*Given request*: Begin with the first line and repeat exactly through the line containing "-5], [-26, -12]];"; leave every image out.

#### Given data ####

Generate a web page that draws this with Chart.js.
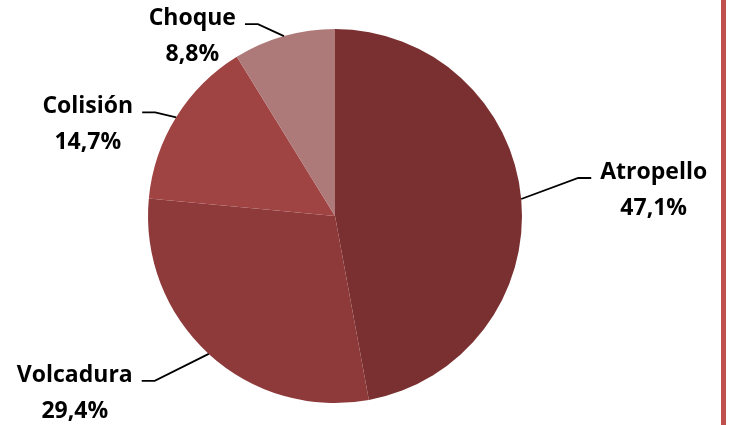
<!DOCTYPE html>
<html lang="es">
<head>
  <meta charset="UTF-8">
  <title>Tipo de accidente</title>
  <script src="https://cdn.jsdelivr.net/npm/chart.js"></script>
  <style>
    body {
      margin: 0;
      padding: 0;
      background: #fff;
    }
    #chart {
      display: block;
    }
  </style>
</head>
<body>
  <canvas id="chart" width="730" height="425"></canvas>

  <script>
    // Datos del gráfico
    const categories = ['Atropello', 'Volcadura', 'Colisión', 'Choque'];
    const shares = [47.1, 29.4, 14.7, 8.8];

    // Colores de cada porción
    const sliceColors = ['#7a3030', '#8e3a3a', '#a04443', '#ae7a79'];
    // Desplazamiento del codo de cada línea guía respecto al borde del sector
    const elbowOffsets = [[57, -21], [-54, 27], [-21, -5], [-26, -12]];

    const labelFont = 'bold 23px "Open Sans", sans-serif';

    // Etiquetas con líneas guía, estilo Excel
    const leaderLabels = {
      id: 'leaderLabels',
      afterDatasetsDraw(chart) {
        const ctx = chart.ctx;
        const arcs = chart.getDatasetMeta(0).data;
        ctx.save();
        ctx.font = labelFont;
        ctx.fillStyle = '#000';
        ctx.strokeStyle = '#000';
        ctx.lineWidth = 1.8;
        arcs.forEach((arc, i) => {
          const p = arc.getProps(['x', 'y', 'startAngle', 'endAngle', 'outerRadius'], true);
          const mid = (p.startAngle + p.endAngle) / 2;
          const ax = p.x + Math.cos(mid) * p.outerRadius;
          const ay = p.y + Math.sin(mid) * p.outerRadius;
          const ex = ax + elbowOffsets[i][0];
          const ey = ay + elbowOffsets[i][1];
          const side = elbowOffsets[i][0] > 0 ? 1 : -1;
          const endX = ex + side * 13;

          ctx.beginPath();
          ctx.moveTo(ax, ay);
          ctx.lineTo(ex, ey);
          ctx.lineTo(endX, ey);
          ctx.stroke();

          const pct = shares[i].toFixed(1).replace('.', ',') + '%';
          const w = Math.max(ctx.measureText(categories[i]).width, ctx.measureText(pct).width);
          const cx = endX + side * (9 + w / 2);
          ctx.textAlign = 'center';
          ctx.textBaseline = 'alphabetic';
          ctx.fillText(categories[i], cx, ey + 1);
          ctx.fillText(pct, cx, ey + 37);
        });
        // franja roja a la derecha
        ctx.fillStyle = '#c0504d';
        ctx.fillRect(chart.width - 9, 0, 5, chart.height);
        ctx.restore();
      }
    };

    new Chart(document.getElementById('chart'), {
      type: 'pie',
      data: {
        labels: categories,
        datasets: [{
          data: shares,
          backgroundColor: sliceColors,
          borderWidth: 0
        }]
      },
      options: {
        responsive: false,
        animation: false,
        layout: { padding: { left: 148, right: 208, top: 29, bottom: 22 } },
        plugins: {
          legend: { display: false },
          tooltip: { enabled: false }
        }
      },
      plugins: [leaderLabels]
    });
  </script>
</body>
</html>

####

*Expected answer*:
Generate a web page that draws this with Chart.js.
<!DOCTYPE html>
<html lang="es">
<head>
  <meta charset="UTF-8">
  <title>Tipo de accidente</title>
  <script src="https://cdn.jsdelivr.net/npm/chart.js"></script>
  <style>
    body {
      margin: 0;
      padding: 0;
      background: #fff;
    }
    #chart {
      display: block;
    }
  </style>
</head>
<body>
  <canvas id="chart" width="730" height="425"></canvas>

  <script>
    // Datos del gráfico
    const categories = ['Atropello', 'Volcadura', 'Colisión', 'Choque'];
    const shares = [47.1, 29.4, 14.7, 8.8];

    // Colores de cada porción
    const sliceColors = ['#7a3030', '#8e3a3a', '#a04443', '#ae7a79'];
    // Desplazamiento del codo de cada línea guía respecto al borde del sector
    const elbowOffsets = [[57, -21], [-54, 27], [-21, -5], [-26, -12]];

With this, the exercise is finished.